Ein Surfer gibt seine Stimme ab in einem Wahllokal des Bondi Surf Life Saving Clubs in Sydney. Die Australier entscheiden am 14. Oktober 2023 in einem historischen Referendum, ob für indigene Völker ein neues parlamentarisches Beratungsgremium geschaffen wird und diese dadurch in der Verfassung des Landes erstmals anerkannt werden.
Durch das vorgesehene Beratungsgremium sollen die Ureinwohner des Landes künftig ein grösseres politisches Mitspracherecht bekommen. Letzten Umfragen zufolge droht dem Vorhaben der Regierung von Premierminister Anthony Albanese aber das Aus: Eine klare Mehrheit von 56 Prozent hat erklärt, mit Nein stimmen zu wollen. Vor allem die konservative Opposition hatte gegen die Pläne in den vergangenen Monaten massiv Stimmung gemacht. Durch diese Kampagne hat die Meinung im Land gedreht, nachdem die Mehrheit der Bevölkerung zunächst zu einem Ja tendiert hatte.
Im Erfolgsfall würde ein von den Aborigines gewähltes Gremium das Parlament in Fragen beraten, welche die Indigenen direkt betreffen.

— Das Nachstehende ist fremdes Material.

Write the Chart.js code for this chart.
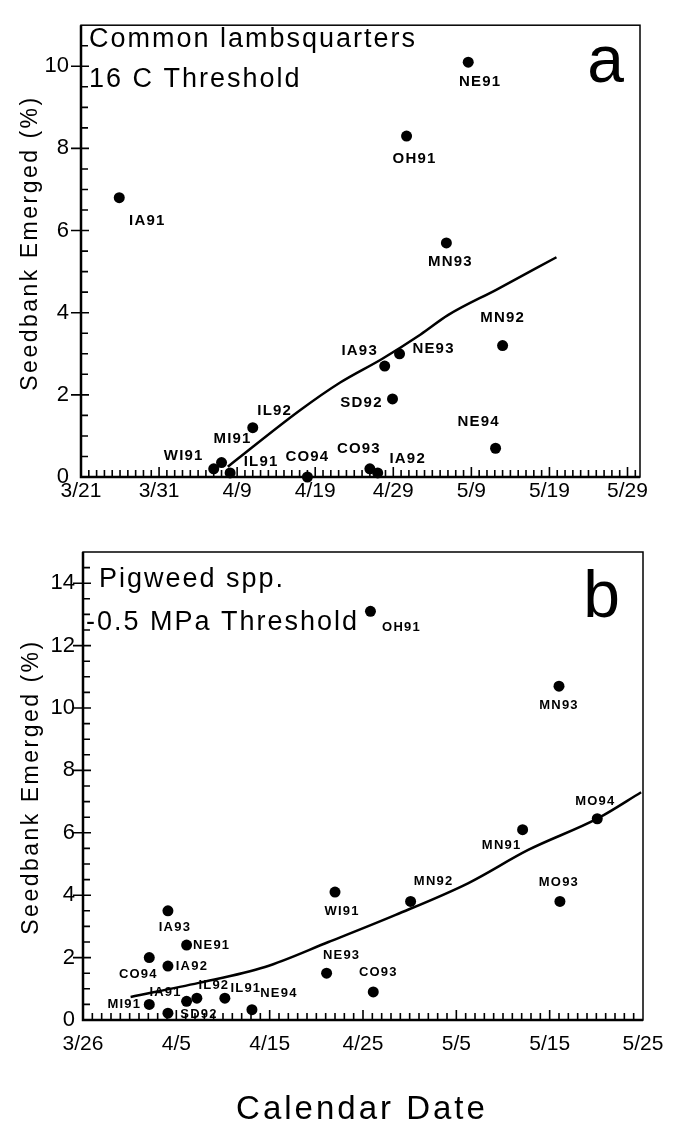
<!DOCTYPE html>
<html>
<head>
<meta charset="utf-8">
<script src="https://cdn.jsdelivr.net/npm/chart.js@4.4.0/dist/chart.umd.min.js"></script>
<style>
html, body { margin: 0; padding: 0; background: #fff; }
body { width: 679px; height: 1123px; position: relative; overflow: hidden; }
.panel { position: absolute; left: 0; width: 679px; }
#wrapA { top: 0; height: 520px; }
#wrapB { top: 520px; height: 603px; }
</style>
</head>
<body>
<div class="panel" id="wrapA"><canvas id="chartA"></canvas></div>
<div class="panel" id="wrapB"><canvas id="chartB"></canvas></div>
<script>
// panel a - common lambsquarters, 16 C threshold (x = days after 3/21)
const aSites = ['IA91', 'NE91', 'OH91', 'MN93', 'MN92', 'NE93', 'IA93', 'SD92', 'NE94', 'CO93', 'IA92', 'CO94', 'IL92', 'WI91', 'MI91', 'IL91'];
const aDay = [4.9, 49.6, 41.7, 46.8, 54.0, 40.8, 38.9, 39.9, 53.1, 37.0, 38.0, 29.0, 22.0, 17.0, 18.0, 19.1];
const aEmerged = [6.8, 10.1, 8.3, 5.7, 3.2, 3.0, 2.7, 1.9, 0.7, 0.2, 0.1, 0.0, 1.2, 0.2, 0.35, 0.1];
const aFitDay = [18.8, 28.1, 33.2, 38.6, 43.5, 47.0, 53.3, 60.9];
const aFitEmerged = [0.25, 1.63, 2.3, 2.88, 3.47, 3.94, 4.57, 5.35];
const aTickDays = [0, 10, 20, 30, 40, 50, 60, 70];
const aTickLabels = ['3/21', '3/31', '4/9', '4/19', '4/29', '5/9', '5/19', '5/29'];

// panel b - pigweed spp., -0.5 MPa threshold (x = days after 3/26)
const bSites = ['OH91', 'MN93', 'MO94', 'MN91', 'MO93', 'MN92', 'WI91', 'NE93', 'CO93', 'IA93', 'NE91', 'CO94', 'IA92', 'MI91', 'SD92', 'IA91', 'IL92', 'IL91', 'NE94'];
const bDay = [30.8, 51.0, 55.1, 47.1, 51.1, 35.1, 27.0, 26.1, 31.1, 9.1, 11.1, 7.1, 9.1, 7.1, 9.1, 11.1, 12.2, 15.2, 18.1];
const bEmerged = [13.1, 10.7, 6.45, 6.1, 3.8, 3.8, 4.1, 1.5, 0.9, 3.5, 2.4, 2.0, 1.73, 0.5, 0.22, 0.6, 0.7, 0.7, 0.33];
const bFitDay = [5.1, 12.4, 19.5, 26.3, 33.5, 41.3, 47.7, 55.2, 59.8];
const bFitEmerged = [0.74, 1.19, 1.7, 2.5, 3.37, 4.39, 5.45, 6.47, 7.3];
const bTickDays = [0, 10, 20, 30, 40, 50, 60];
const bTickLabels = ['3/26', '4/5', '4/15', '4/25', '5/5', '5/15', '5/25'];

// where each site label sits relative to its dot (px)
const aLabelPos = {
  IA91: [28, 23], NE91: [12, 20], OH91: [8, 23], MN93: [4, 19], MN92: [0, -28],
  NE93: [34, -5], IA93: [-25, -15], SD92: [-31, 4], NE94: [-17, -26], CO93: [-11, -20],
  IA92: [30, -14], CO94: [0, -20], IL92: [22, -17], WI91: [-30, -13], MI91: [11, -24], IL91: [31, -11]
};
const bLabelPos = {
  OH91: [31, 16], MN93: [0, 19], MO94: [-2, -17], MN91: [-21, 16], MO93: [-1, -19],
  MN92: [23, -20], WI91: [7, 19], NE93: [15, -18], CO93: [5, -19], IA93: [7, 17],
  NE91: [25, 0], CO94: [-11, 17], IA92: [24, 0], MI91: [-25, 0], SD92: [31, 1],
  IA91: [-21, -9], IL92: [17, -13], IL91: [21, -10], NE94: [27, -16]
};

const FONT = "'Liberation Sans', Arial, Helvetica, sans-serif";

function txt(ctx, s, x, y, font, spacing, align) {
  ctx.save();
  ctx.font = font;
  ctx.letterSpacing = spacing + 'px';
  ctx.textAlign = align || 'left';
  ctx.textBaseline = 'alphabetic';
  ctx.fillStyle = '#000';
  ctx.fillText(s, x, y);
  ctx.restore();
}

const decor = {
  id: 'decor',
  beforeDatasetsDraw(chart, args, o) {
    const { ctx, chartArea: ca, scales: { x, y } } = chart;
    ctx.save();
    ctx.strokeStyle = '#000';
    ctx.lineWidth = 1.6;
    ctx.beginPath();
    for (let d = 1; d < x.max; d++) {
      const px = x.getPixelForValue(d);
      const len = d % 10 === 0 ? 10 : 7;
      ctx.moveTo(px, ca.bottom);
      ctx.lineTo(px, ca.bottom - len);
    }
    for (let v = 0.5; v < y.max; v += 0.5) {
      const py = y.getPixelForValue(v);
      if (v % 2 === 0) { ctx.moveTo(ca.left - 10, py); ctx.lineTo(ca.left + 8, py); }
      else { ctx.moveTo(ca.left, py); ctx.lineTo(ca.left + 7, py); }
    }
    ctx.stroke();
    ctx.lineWidth = 1.5;
    ctx.strokeRect(ca.left, ca.top, ca.width, ca.height);
    ctx.lineWidth = 2.5;
    ctx.beginPath();
    ctx.moveTo(ca.left, ca.top);
    ctx.lineTo(ca.left, ca.bottom);
    ctx.lineTo(ca.right, ca.bottom);
    ctx.stroke();
    ctx.restore();

    // texts inside and around the frame
    o.lines.forEach(l => txt(ctx, l[0], l[1], l[2], '27px ' + FONT, 2));
    txt(ctx, o.letter[0], o.letter[1], o.letter[2], '66px ' + FONT, 0, 'right');
    ctx.save();
    ctx.translate(o.yTitle[0], o.yTitle[1]);
    ctx.rotate(-Math.PI / 2);
    ctx.font = '23px ' + FONT;
    ctx.letterSpacing = '2.5px';
    ctx.textAlign = 'center';
    ctx.textBaseline = 'middle';
    ctx.fillStyle = '#000';
    ctx.fillText('Seedbank Emerged (%)', 0, 0);
    ctx.restore();
    if (o.xTitle) txt(ctx, 'Calendar Date', o.xTitle[0], o.xTitle[1], '33px ' + FONT, 3, 'center');
  },
  afterDatasetsDraw(chart, args, o) {
    const { ctx } = chart;
    const pts = chart.getDatasetMeta(1).data;
    ctx.save();
    ctx.font = o.labelFont;
    ctx.letterSpacing = o.labelSpacing + 'px';
    ctx.textAlign = 'center';
    ctx.textBaseline = 'middle';
    ctx.fillStyle = '#000';
    o.sites.forEach((s, i) => {
      const off = o.pos[s];
      ctx.fillText(s, pts[i].x + off[0], pts[i].y + off[1]);
    });
    ctx.restore();
  }
};

function makeChart(id, cfg) {
  return new Chart(document.getElementById(id), {
    data: {
      datasets: [
        {
          type: 'line',
          data: cfg.fitX.map((d, i) => ({ x: d, y: cfg.fitY[i] })),
          borderColor: '#000',
          borderWidth: 2.5,
          pointRadius: 0,
          cubicInterpolationMode: 'monotone',
          clip: false
        },
        {
          type: 'scatter',
          data: cfg.dayX.map((d, i) => ({ x: d, y: cfg.valY[i] })),
          backgroundColor: '#000',
          borderColor: '#000',
          borderWidth: 0,
          pointRadius: 5.5,
          clip: false
        }
      ]
    },
    options: {
      responsive: true,
      maintainAspectRatio: false,
      animation: false,
      events: [],
      layout: { padding: cfg.padding },
      plugins: {
        legend: { display: false },
        tooltip: { enabled: false },
        decor: cfg.decor
      },
      scales: {
        x: {
          type: 'linear',
          min: 0,
          max: cfg.xMax,
          grid: { display: false, drawTicks: false },
          border: { display: false },
          afterBuildTicks: s => { s.ticks = cfg.tickDays.map(v => ({ value: v })); },
          afterFit: s => { s.height = cfg.xHeight; },
          ticks: {
            autoSkip: false,
            maxRotation: 0,
            padding: cfg.xPad,
            color: '#000',
            font: { family: FONT, size: 21 },
            callback: v => cfg.tickLabels[cfg.tickDays.indexOf(v)]
          }
        },
        y: {
          min: 0,
          max: cfg.yMax,
          grid: { display: false, drawTicks: false },
          border: { display: false },
          afterBuildTicks: s => { s.ticks = cfg.yTicks.map(v => ({ value: v })); },
          afterFit: s => { s.width = cfg.yWidth; },
          ticks: {
            padding: cfg.yPad,
            color: '#000',
            font: { family: FONT, size: 22 }
          }
        }
      }
    },
    plugins: [decor]
  });
}

makeChart('chartA', {
  fitX: aFitDay, fitY: aFitEmerged, dayX: aDay, valY: aEmerged,
  tickDays: aTickDays, tickLabels: aTickLabels, yTicks: [0, 2, 4, 6, 8, 10],
  xMax: 71.6, yMax: 11, xHeight: 43, yWidth: 81, xPad: 2, yPad: 12,
  padding: { top: 10, right: 39, left: 0, bottom: 0 },
  decor: {
    lines: [['Common lambsquarters', 89, 47], ['16 C Threshold', 89, 87]],
    letter: ['a', 624, 82],
    yTitle: [31, 243],
    sites: aSites, pos: aLabelPos,
    labelFont: 'bold 15px ' + FONT, labelSpacing: 1.2
  }
});

makeChart('chartB', {
  fitX: bFitDay, fitY: bFitEmerged, dayX: bDay, valY: bEmerged,
  tickDays: bTickDays, tickLabels: bTickLabels, yTicks: [0, 2, 4, 6, 8, 10, 12, 14],
  xMax: 60, yMax: 15, xHeight: 103, yWidth: 83, xPad: 12, yPad: 8,
  padding: { top: 32, right: 36, left: 0, bottom: 0 },
  decor: {
    lines: [['Pigweed spp.', 99, 67], ['-0.5 MPa Threshold', 86, 110]],
    letter: ['b', 620, 97],
    yTitle: [32, 267],
    xTitle: [362, 599],
    sites: bSites, pos: bLabelPos,
    labelFont: 'bold 13px ' + FONT, labelSpacing: 1.2
  }
});
</script>
</body>
</html>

Die Beschlüsse des Gremiums wären jedoch für das Parlament nicht bindend. «Dies ist kein radikaler Vorschlag», sagte Albanese heute. «Dies ist eine von den Ersten Australiern an jeden Australier ausgestreckte Hand der Freundschaft, die nur darum bittet, dass sie im Geiste der Versöhnung ergriffen wird.»
Rund 18 Millionen Menschen sind zu den Urnen gerufen, darunter 530’000 Indigene. Es zeichnet sich eine extrem hohe Beteiligung ab. Fast die Hälfte der Wahlberechtigten habe bereits im Vorfeld abgestimmt, teilte die Wahlkommission mit. Vor den Wahllokalen bildeten sich heute teils lange Schlangen.
Die Aborigines gelten als die älteste noch bestehende Kultur weltweit und bevölkern den Kontinent seit mehr als 65’000 Jahren. Erst 1967 wurden ihnen Bürgerrechte zuerkannt. Heute bezeichnen sich etwa vier Prozent der rund 25 Millionen Australier als indigen. Die Kluft in der Gesellschaft ist gross, die Ureinwohner werden bis heute diskriminiert.
Für eine Verfassungsänderung ist sowohl das Volksmehr als auch die Mehrheit der sechs Bundesstaaten erforderlich. Die Wahllokale sind bis 18 Uhr Lokalzeit (9 Uhr MESZ) geöffnet. Bei einem knappen Ausgang könnte es Tage dauern, bis das offizielle Ergebnis feststeht.